Comparing solutions containing lactose with ones from which it had been removed, the researchers found that this compound had no effect on the sapidity of the model solutions either. The amino acids likewise turned out to be tasteless. However, lactic acid and mineral salts were found to powerfully contribute to taste. The acidity of the cheese resulted principally from hydrogen ions released by the phosphorus and lactic acids, an effect enhanced by sodium chloride. In the presence of salt, then, the sour note is pronounced. Why? The question has yet to be answered.

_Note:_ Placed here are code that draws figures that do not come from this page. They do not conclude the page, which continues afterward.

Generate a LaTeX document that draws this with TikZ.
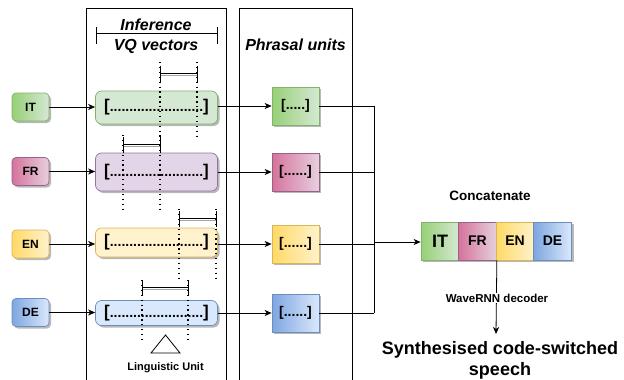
\documentclass[tikz,border=0pt]{standalone}
\usepackage{fontspec}
\setmainfont{Liberation Sans}
\usetikzlibrary{arrows.meta,shadows,calc}
\definecolor{itD}{HTML}{97D077}\definecolor{itL}{HTML}{D5E8D4}\definecolor{itB}{HTML}{82B366}
\definecolor{frD}{HTML}{D5739D}\definecolor{frL}{HTML}{E6D0DE}\definecolor{frB}{HTML}{996185}
\definecolor{enD}{HTML}{FFD966}\definecolor{enL}{HTML}{FFF2CC}\definecolor{enB}{HTML}{D6B656}
\definecolor{deD}{HTML}{7EA6E0}\definecolor{deL}{HTML}{DAE8FC}\definecolor{deB}{HTML}{6C8EBF}
\definecolor{vqFR}{HTML}{E1D5E7}\definecolor{vqFRB}{HTML}{9673A6}
\newcommand{\vqtext}{{\fontsize{17}{17}\selectfont[}{\fontsize{14}{14}\selectfont........................}{\fontsize{17}{17}\selectfont]}}
\begin{document}
\begin{tikzpicture}[x=1pt,y=-1pt,
  shad/.style={drop shadow={shadow xshift=2pt,shadow yshift=-2pt,fill=black!28,opacity=1}},
  lang/.style={draw,rounded corners=4pt,minimum width=37pt,minimum height=28pt,inner sep=0pt,
    font=\fontsize{12}{12}\selectfont\bfseries,shad,line width=0.7pt},
  vq/.style={draw,rounded corners=6pt,minimum width=122pt,inner sep=0pt,shad,line width=0.7pt,
    font=\bfseries},
  ph/.style={draw,minimum width=47pt,minimum height=38pt,inner sep=0pt,shad,line width=0.7pt,
    font=\fontsize{14}{14}\selectfont\bfseries},
  cc/.style={draw,minimum width=38pt,minimum height=38pt,inner sep=0pt,shad,line width=0.7pt,
    font=\fontsize{14}{14}\selectfont\bfseries},
  conn/.style={line width=0.8pt},
  arr/.style={conn,-{Stealth[length=7pt,width=6pt,inset=2pt]}},
  dots/.style={line width=1.3pt,dash pattern=on 1.3pt off 3.6pt},
  dimen/.style={line width=0.8pt},
  hdr/.style={font=\fontsize{16}{16}\selectfont\bfseries\itshape,inner sep=0pt}
]
\useasboundingbox (0,0) rectangle (624,380);
% columns
\draw[line width=0.8pt] (86,380) -- (86,8) -- (226,8) -- (226,380);
\draw[line width=0.8pt] (239,380) -- (239,8) -- (352,8) -- (352,380);
% headers
\node[hdr] (hInf) at (156,25) {Inference};
\node[hdr] (hVQ) at (156,46) {VQ vectors};
\node[hdr] (hPh) at (295.5,45) {Phrasal units};
\coordinate (hbL) at (96,33); \coordinate (hbR) at (217,33);
\draw[line width=0.8pt] (hbL) -- (hbR);
\draw[line width=0.8pt] ($(hbL)+(0,-6)$) -- ($(hbL)+(0,11)$);
\draw[line width=0.8pt] ($(hbR)+(0,-6)$) -- ($(hbR)+(0,11)$);

% dotted markers (behind boxes)
\foreach \xa/\xb/\yb/\ya/\yz in {160/197/73/62/138, 123/160/144/135/213, 179/216/218/209/278, 142/188/287/280/343}{
  \draw[dots] (\xa,\ya) -- (\xa,\yz);
  \draw[dots] (\xb,\ya) -- (\xb,\yz);
}

% language nodes
\node[lang,left color=itD,right color=itL,draw=itB] (lIT) at (30.5,107) {IT};
\node[lang,left color=frD,right color=frL,draw=frB] (lFR) at (30.5,171.5) {FR};
\node[lang,left color=enD,right color=enL,draw=enB] (lEN) at (30.5,244) {EN};
\node[lang,left color=deD,right color=deL,draw=deB] (lDE) at (30.5,312.5) {DE};

% VQ boxes
\node[vq,fill=itL,draw=itB,minimum height=33pt] (vIT) at (156.5,107.5) {\vqtext};
\node[vq,fill=vqFR,draw=vqFRB,minimum height=38pt] (vFR) at (156.5,172) {\vqtext};
\node[vq,fill=enL,draw=enB,minimum height=29pt] (vEN) at (156.5,242.5) {\vqtext};
\node[vq,fill=deL,draw=deB,minimum height=25pt] (vDE) at (156.5,313) {\vqtext};

% dotted markers over boxes (visible on top)
\foreach \xa/\xb/\yb/\ya/\yz in {160/197/73/62/138, 123/160/144/135/213, 179/216/218/209/278, 142/188/287/280/343}{
  \draw[dots] (\xa,\ya) -- (\xa,\yz);
  \draw[dots] (\xb,\ya) -- (\xb,\yz);
  \draw[dimen,black!35] (\xa,\yb+2.5) -- (\xb,\yb+2.5);
  \draw[dimen] (\xa,\yb) -- (\xb,\yb);
  \draw[dimen] (\xa,\yb-7) -- (\xa,\yb+9);
  \draw[dimen] (\xb,\yb-7) -- (\xb,\yb+9);
}

% phrasal boxes
\node[ph,left color=itD,right color=itL,draw=itB] (pIT) at (295.5,106) {[.....]};
\node[ph,left color=frD,right color=frL,draw=frB] (pFR) at (295.5,172) {[......]};
\node[ph,left color=enD,right color=enL,draw=enB] (pEN) at (295.5,244) {[......]};
\node[ph,left color=deD,right color=deL,draw=deB] (pDE) at (295.5,313) {[......]};

% connectors lang -> vq
\draw[arr] (lIT.east) -- (lIT.east -| vIT.west);
\draw[arr] (lFR.east) -- (lFR.east -| vFR.west);
\draw[arr] (lEN.east) -- (lEN.east -| vEN.west);
\draw[arr] (lDE.east) -- (lDE.east -| vDE.west);
% vq -> phrasal
\draw[arr] (vIT.east |- pIT.west) -- (pIT.west);
\draw[arr] (vFR.east |- pFR.west) -- (pFR.west);
\draw[arr] (vEN.east |- pEN.west) -- (pEN.west);
\draw[arr] (vDE.east |- pDE.west) -- (pDE.west);

% concatenated
\node[cc,left color=itD,right color=itL,draw=itB,font=\fontsize{18}{18}\selectfont\bfseries] (cIT) at (440,241) {IT};
\node[cc,left color=frD,right color=frL,draw=frB] (cFR) at (477.5,241) {FR};
\node[cc,left color=enD,right color=enL,draw=enB] (cEN) at (515,241) {\raisebox{1.5pt}{EN}};
\node[cc,left color=deD,right color=deL,draw=deB] (cDE) at (552.5,241) {DE};
\node[font=\fontsize{13.5}{13.5}\selectfont\bfseries,inner sep=0pt] (tConc) at (490,196) {Concatenate};

% bus
\coordinate (bTop) at (374,106);
\coordinate (bBot) at (374,313);
\coordinate (bOut) at (374,242);
\draw[conn] (pIT.east) -- (pIT.east -| bTop);
\draw[conn] (pFR.east) -- (pFR.east -| bTop);
\draw[conn] (pEN.east) -- (pEN.east -| bTop);
\draw[conn] (pDE.east) -- (pDE.east -| bTop);
\draw[conn] (bTop) -- (bBot);
\draw[arr] (bOut) -- (bOut -| cIT.west);

% output
\coordinate (dTop) at (cFR.south east);
\node[font=\fontsize{18}{21}\selectfont\bfseries,align=center,inner sep=0pt] (out) at (500,360) {Synthesised code-switched\\speech};
\coordinate (dEnd) at (496,334);
\draw[arr] (dTop) -- (dEnd);
\node[fill=white,font=\fontsize{11.5}{11.5}\selectfont\bfseries,inner sep=1pt] (wave) at (497,298) {WaveRNN decoder};

% linguistic unit
\coordinate (tA) at (165.5,335); \coordinate (tB) at (151,353); \coordinate (tC) at (180,353);
\draw[line width=0.8pt,fill=white] (tA) -- (tB) -- (tC) -- cycle;
\node[font=\fontsize{11}{11}\selectfont\bfseries,inner sep=0pt] (lu) at (165.5,368) {Linguistic Unit};
\end{tikzpicture}
\end{document}
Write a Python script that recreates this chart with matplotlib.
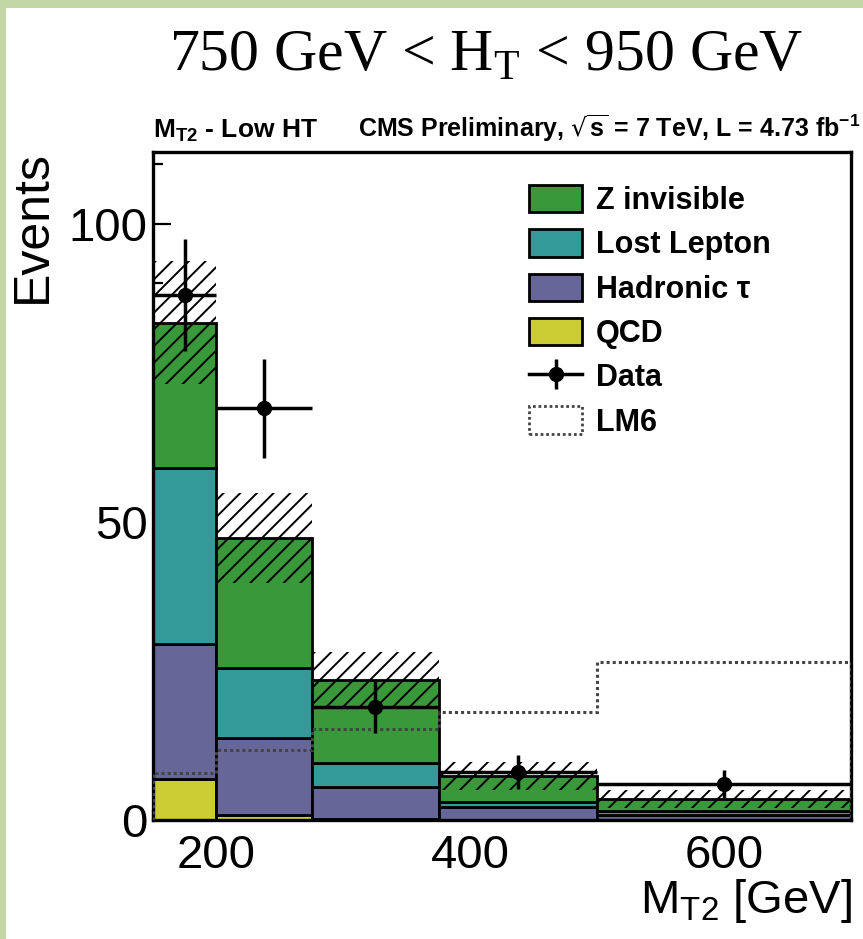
import numpy as np
import matplotlib
matplotlib.use('Agg')
import matplotlib.pyplot as plt
from matplotlib.patches import Patch, Rectangle
from matplotlib.lines import Line2D

plt.rcParams['font.family'] = ['Liberation Sans', 'DejaVu Sans']
plt.rcParams['hatch.linewidth'] = 1.4

# M_T2 bins [GeV]
edges = [150, 200, 275, 375, 500, 700]

# background components (events per bin), stacked bottom to top
qcd = [6.9, 0.8, 0.1, 0.0, 0.0]
had_tau = [22.6, 13.0, 5.4, 2.2, 0.8]
lost_lep = [29.5, 11.7, 4.1, 0.8, 0.7]
z_inv = [24.4, 21.8, 13.9, 4.4, 2.0]
bkg_err = [10.3, 7.5, 4.6, 2.4, 1.5]

# observed data and signal benchmark
data = [88, 69, 19, 8, 6]
lm6 = [7.9, 11.7, 15.3, 18.1, 26.5]

col_z = '#39993a'
col_ll = '#339999'
col_tau = '#666699'
col_qcd = '#cccc33'

W, H = 863, 939
fig = plt.figure(figsize=(W / 100, H / 100), dpi=100, facecolor='#c3d6a6')
# white slide area
fig.patches.append(Rectangle((6 / W, 0), 1, 1 - 8 / H, transform=fig.transFigure,
                             facecolor='white', edgecolor='none', zorder=-10))

ax = fig.add_axes([153 / W, 1 - 820 / H, (851 - 153) / W, (820 - 152) / H])

x = np.array(edges[:-1], dtype=float)
w = np.diff(edges).astype(float)
centers = x + w / 2

bottom = np.zeros(len(x))
for vals, col in [(qcd, col_qcd), (had_tau, col_tau), (lost_lep, col_ll), (z_inv, col_z)]:
    ax.bar(x, vals, width=w, bottom=bottom, align='edge', color=col,
           edgecolor='black', linewidth=2, zorder=2)
    bottom = bottom + np.array(vals)

total = bottom
err = np.array(bkg_err)
ax.bar(x, 2 * err, width=w, bottom=total - err, align='edge', fill=False,
       hatch='//', edgecolor='black', linewidth=0, zorder=3)

ax.stairs(lm6, edges, color='#444444', linestyle=(0, (1, 1)), linewidth=2.2, zorder=4)

ax.errorbar(centers, data, xerr=w / 2, yerr=np.sqrt(data), fmt='o', color='black',
            ms=10, elinewidth=2.5, capsize=0, zorder=5)

ax.set_xlim(150, 700)
ax.set_ylim(0, 112)
ax.set_xticks([200, 400, 600])
ax.set_xticks(np.arange(150, 701, 50), minor=True)
ax.set_yticks([0, 50, 100])
ax.set_yticks(np.arange(0, 112, 10), minor=True)
ax.tick_params(which='both', direction='in', top=False, right=False, width=1.6)
ax.tick_params(which='major', length=13, labelsize=34)
ax.tick_params(axis='y', which='major', pad=4)
ax.tick_params(axis='x', which='major', pad=10)
ax.tick_params(which='minor', length=7)
for s in ax.spines.values():
    s.set_linewidth(2.4)

data_handle = (Line2D([], [], color='black', lw=2.5),
               Line2D([], [], color='black', marker='|', ms=22, mew=2.5, ls='none'),
               Line2D([], [], color='black', marker='o', ms=10, ls='none'))
handles = [
    Patch(facecolor=col_z, edgecolor='black', linewidth=2),
    Patch(facecolor=col_ll, edgecolor='black', linewidth=2),
    Patch(facecolor=col_tau, edgecolor='black', linewidth=2),
    Patch(facecolor=col_qcd, edgecolor='black', linewidth=2),
    data_handle,
    Patch(fill=False, edgecolor='#444444', linestyle=(0, (1, 1)), linewidth=2),
]
labels = ['Z invisible', 'Lost Lepton', 'Hadronic τ', 'QCD', 'Data', 'LM6']
fig.legend(handles, labels, loc='upper left', bbox_to_anchor=(529 / W, 1 - 185 / H),
           frameon=False, borderpad=0, borderaxespad=0, handlelength=1.75,
           handleheight=1.0, handletextpad=0.45, labelspacing=0.43,
           prop={'weight': 'bold', 'size': 22})

fig.text(486 / W, 1 - 70 / H, r'750 GeV < H$_\mathregular{T}$ < 950 GeV',
         family=['Liberation Serif', 'DejaVu Serif'], fontsize=43, ha='center', va='baseline')
fig.text(153 / W, 1 - 137 / H, r'M$_\mathregular{T2}$ - Low HT', fontsize=19,
         fontweight='bold', ha='left', va='baseline')
fig.text(860 / W, 1 - 137 / H,
         r'CMS Preliminary, $\sqrt{\mathregular{s}}$ = 7 TeV, L = 4.73 fb$^\mathregular{-1}$',
         fontsize=18, fontweight='bold', ha='right', va='baseline')
fig.text(33 / W, 1 - 150 / H, 'Events', fontsize=36, rotation=90, ha='center', va='top')
fig.text(852 / W, 1 - 913 / H, r'M$_\mathregular{T2}$ [GeV]', fontsize=34,
         ha='right', va='baseline')

fig.savefig('out.png', dpi=100, facecolor=fig.get_facecolor())
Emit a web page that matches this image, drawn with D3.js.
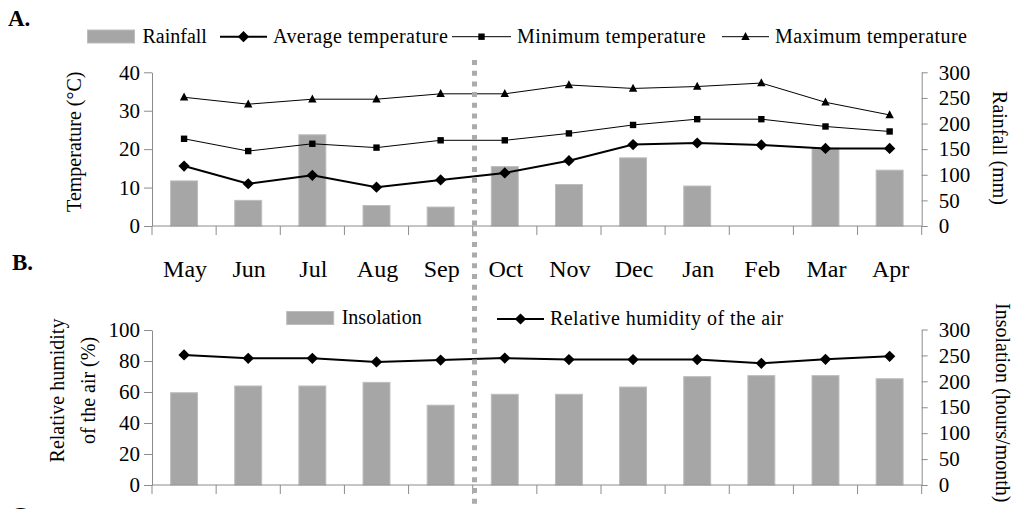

The salt taste resulted from the effect of sodium, potassium, calcium, and magnesium chlorides as well as of sodium phosphate. A part of the bitter taste came from calcium and magnesium chlorides, although it was partially masked by sodium chloride mixtures and by phosphates. As for the sweet and umami tastes (the latter caused by monosodium glutamate, widely used in commercial soups and sauces), they were so weak that the researchers were unable to associate them with any of the hydrosoluble compounds tested.
An Overall Taste
The main conclusion to be drawn from these studies, apart from the detailed information they yield regarding the various compounds contained in the hydrosoluble part of the cheeses, is that no taste can be attributed to the action of a single compound. Further complicating matters is the fact that the different sapid compounds have both inhibiting and enhancing effects on one another. On the other hand, we now know which compounds must be added to cheeses in order to reinforce certain tastes or to mask others. Producers may find it difficult to incorporate such compounds, however, not only for legal reasons but also because a large proportion of the molecules dissolved in the milk would be lost during drainage. Nonetheless, gourmets may now amuse themselves by sprinkling their cheeses with various salts and raising toasts. To your chlorides! To your phosphates! To your tartaric acid!